On 2024-12-31 10:40, Bruno Haible via GNU coreutils General Discussion worote:
> Zach van Rijn wrote in
> <https://lists.gnu.org/archive/html/bug-gnulib/2023-04/msg00072.html>:
>> I am investigating a possible regression in gnulib that manifests
>> as a behavioral change in coreutils `pwd` on some Linux platforms.
>>
>> Comparing coreutils 9.1 and 9.2 release tarballs, freshly built:
>>
>> $ x=$(pwd) && (cd //tmp && for k in 9.1 9.2; do echo -n $k:\  && 
>> ${x}/coreutils-$k/src/pwd; done)
>> 9.1: /tmp
>> 9.2: //tmp

Note that the pwd built into (some versions of?) Bash will also report the 
double slash.

E.g. a bit dated installation here:

  $ cd //tmp
  $ builtin pwd
  //tmp
  $ echo $BASH_VERSION
  4.4.20(1)-release

Whereas Coreutils is 8.28 here and /bin/pwd prints /tmp.

  $ /bin/pwd
  /tmp

Dash's pwd also produces //pwd

So basically, the pwd behavior that a lot of scripts will see on GNU/Linux
systems won't be the Coreutils pwd behavior. Moreover, the bug only madde
the Coreutils pwd accidentally more compatible with the builtin pwd
of two popular shells.

> The reproducer is not only
> 
>    $ (cd //bin && /coreutils/src/pwd)
> 
> but also
> 
>    $ (cd /bin && /coreutils/src/pwd)

It looks like the real root cause of this problem isn't a string manpulation
problem with slashes, but rather that someone thought it was a good idea to
make the library's getcwd function, on Linux, to do something involving
reading a symlink under /proc/self/fd, supposedly because it is faster.

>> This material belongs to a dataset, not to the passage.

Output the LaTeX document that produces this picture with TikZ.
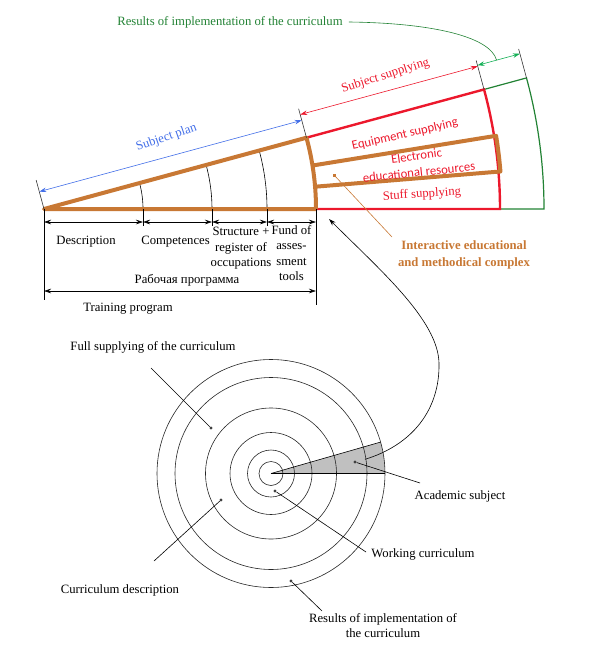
\documentclass[tikz,border=0pt]{standalone}
\usepackage{fontspec}
\setmainfont{Liberation Serif}
\newfontfamily\calibri{Carlito}
\usetikzlibrary{arrows.meta,calc}

\definecolor{planblue}{RGB}{66,110,232}
\definecolor{supred}{RGB}{236,24,44}
\definecolor{resgreen}{RGB}{34,130,52}
\definecolor{arrgreen}{RGB}{20,176,86}
\definecolor{iumk}{RGB}{200,120,52}
\definecolor{wedgegray}{RGB}{192,192,192}

\begin{document}
\begin{tikzpicture}[x=1pt,y=1pt,
    txt/.style={font=\fontsize{12.7}{15.5}\selectfont, inner sep=0pt, align=center},
    cal/.style={font=\calibri\fontsize{12.7}{15}\selectfont, inner sep=0pt, text=supred},
    dim/.style={{Stealth[length=7pt,width=4.5pt]}-{Stealth[length=7pt,width=4.5pt]}, line width=0.6pt},
    bar/.style={draw=iumk, line width=4pt, line join=round},
    ln/.style={line width=0.6pt},
    pt/.style={circle, fill=black!75, inner sep=0pt, minimum size=3.2pt}
]
\useasboundingbox (0,0) rectangle (590,-653);

% --- subject sector (top) ---
\def\ang{15.2}
\coordinate (apex) at (44,-209);
\coordinate (planend) at ($(apex)+(\ang:272)$);
\coordinate (supend) at ($(apex)+(\ang:456)$);
\coordinate (resend) at ($(apex)+(\ang:500)$);
\coordinate (planbase) at (316,-209);
\coordinate (supbase) at (500,-209);
\coordinate (resbase) at (544,-209);

\draw[resgreen, line width=1.2pt] (supend) -- (resend)
    arc[start angle=\ang, end angle=0, radius=500] -- (supbase);
\draw[supred, line width=2.4pt] (planend) -- (supend)
    arc[start angle=\ang, end angle=0, radius=456] -- (planbase);
\draw[bar] ($(apex)+(9.2:272)$) -- ($(apex)+(9.2:458)$)
    arc[start angle=9.2, end angle=4.7, radius=458] -- ($(apex)+(4.7:272)$);
\foreach \r in {99,168,223}
    \draw[ln] ($(apex)+(0:\r)$) arc[start angle=0, end angle=\ang, radius=\r];
\draw[bar] (planbase) -- (apex) -- (planend)
    arc[start angle=\ang, end angle=0, radius=272];

% ticks and dimensions above
\foreach \p in {apex,planend,supend,resend}
    \draw[ln, black!80] (\p) -- ($(\p)+(\ang+90:30)$);
\draw[dim, planblue] ($(apex)+(\ang+90:18)$) -- ($(planend)+(\ang+90:18)$);
\draw[dim, supred] ($(planend)+(\ang+90:24)$) -- ($(supend)+(\ang+90:24)$);
\draw[dim, arrgreen] ($(supend)+(\ang+90:25)$) -- coordinate[pos=0.45] (resmid) ($(resend)+(\ang+90:25)$);

\node[txt, text=planblue, rotate=19] (plan) at (166.5,-137.5) {Subject plan};
\node[txt, text=supred, rotate=17.5] (supply) at (385.5,-76) {Subject supplying};
\node[txt, text=resgreen] (results) at (230,-22) {Results of implementation of the curriculum};
\draw[resgreen, ln] (results.east) ++(6,0) coordinate (resfrom)
    .. controls (430,-23) and (490,-36) .. (resmid);

\node[cal, rotate=13] (equip) at (405,-134.5) {Equipment supplying};
\node[cal, rotate=8] (eer1) at (416.5,-156) {Electronic};
\node[cal, rotate=6] (eer2) at (419,-172) {educational resources};
\node[txt, text=supred, rotate=3.6] (stuff) at (422,-194.5) {Stuff supplying};

\node[txt, text=iumk, font=\fontsize{12.7}{16.5}\selectfont\bfseries] (iumk) at (464,-255)
    {Interactive educational\\and methodical complex};
\node[rectangle, fill=iumk, inner sep=0pt, minimum size=3pt] (diumk) at (334,-175) {};
\coordinate (liumk) at (392,-237);
\draw[iumk, ln] (liumk) -- (diumk);

% dimensions below
\draw[ln] (apex) -- (44,-300);
\draw[ln] (planbase) -- (316,-305);
\foreach \x in {143,212,267}
    \draw[ln] (\x,-209) -- (\x,-226);
\coordinate (d0) at (44,-222);
\coordinate (d1) at (143,-222);
\coordinate (d2) at (212,-222);
\coordinate (d3) at (267,-222);
\coordinate (d4) at (316,-222);
\draw[dim] (d0) -- (d1);
\draw[dim] (d1) -- (d2);
\draw[dim] (d2) -- (d3);
\draw[dim] (d3) -- (d4);
\coordinate (t0) at (44,-291);
\coordinate (t1) at (316,-291);
\draw[dim] (t0) -- (t1);

\node[txt] (descr) at (86,-242) {Description};
\node[txt] (comp) at (175.5,-242) {Competences};
\node[txt] (struct) at (241,-248.5) {Structure +\\register of\\occupations};
\node[txt] (fund) at (291.5,-253) {Fund of\\asses-\\sment\\tools};
\node[txt] (rp) at (187,-280) {Рабочая программа};
\node[txt] (train) at (128,-309) {Training program};

% --- curriculum circles (bottom) ---
\coordinate (c) at (271,-473.5);
\fill[wedgegray] (c) -- ++(0:114) arc[start angle=0, end angle=16, radius=114] -- cycle;
\foreach \r in {12,23.5,41,65.5,96,114}
    \draw[ln, black!85] (c) circle[radius=\r];
\draw[ln] (c) -- ++(0:114);
\draw[ln] (c) -- ++(16:114);

\coordinate (subjfrom) at (365,-459.3);
\coordinate (subjto) at (329,-219);
\draw[ln, -{Stealth[length=7pt,width=4.5pt]}] (subjfrom)
    .. controls (412,-445) and (440,-410) .. (439,-363)
    .. controls (438,-320) and (380,-270) .. (subjto);

\node[txt] (full) at (153,-347) {Full supplying of the curriculum};
\node[txt] (cdesc) at (120,-590) {Curriculum description};
\node[txt] (work) at (423,-554) {Working curriculum};
\node[txt] (acad) at (460,-496) {Academic subject};
\node[txt] (impl) at (383,-625.5) {Results of implementation of\\the curriculum};

\node[pt] (dfull) at (211,-428) {};
\node[pt] (dcdesc) at (221,-500) {};
\node[pt] (dwork) at (275,-491) {};
\node[pt] (dacad) at (355,-462) {};
\node[pt] (dimpl) at (291,-581) {};

\coordinate (lfull) at (151,-368);
\coordinate (lcdesc) at (154,-561);
\coordinate (lwork) at (366,-552);
\coordinate (lacad) at (420,-483);
\coordinate (limpl) at (322,-611);
\draw[ln] (lfull) -- (dfull);
\draw[ln] (lcdesc) -- (dcdesc);
\draw[ln] (lwork) -- (dwork);
\draw[ln] (lacad) -- (dacad);
\draw[ln] (limpl) -- (dimpl);
\end{tikzpicture}
\end{document}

But, here is a question; if you're going to rely on /proc/self in
implementing getcwd, why not just read the /proc/self/cwd symlink?
(I wouldn't be rhetorical toward you; maybe there are good reasons!)

  $ ls -l /proc/self/cwd
  lrwxrwxrwx 1 kaz kaz 0 Jan  6 15:33 /proc/self/cwd -> /tmp
  $ pwd
  //tmp

It sanitizes away the extra slash. If that if faster, why wouldn't the
system's C library like glibc, musl, ... use this method?

In the first place, why does glib provide POSIX functions on platforms
where the POSIX C library is under the control of the free software movement?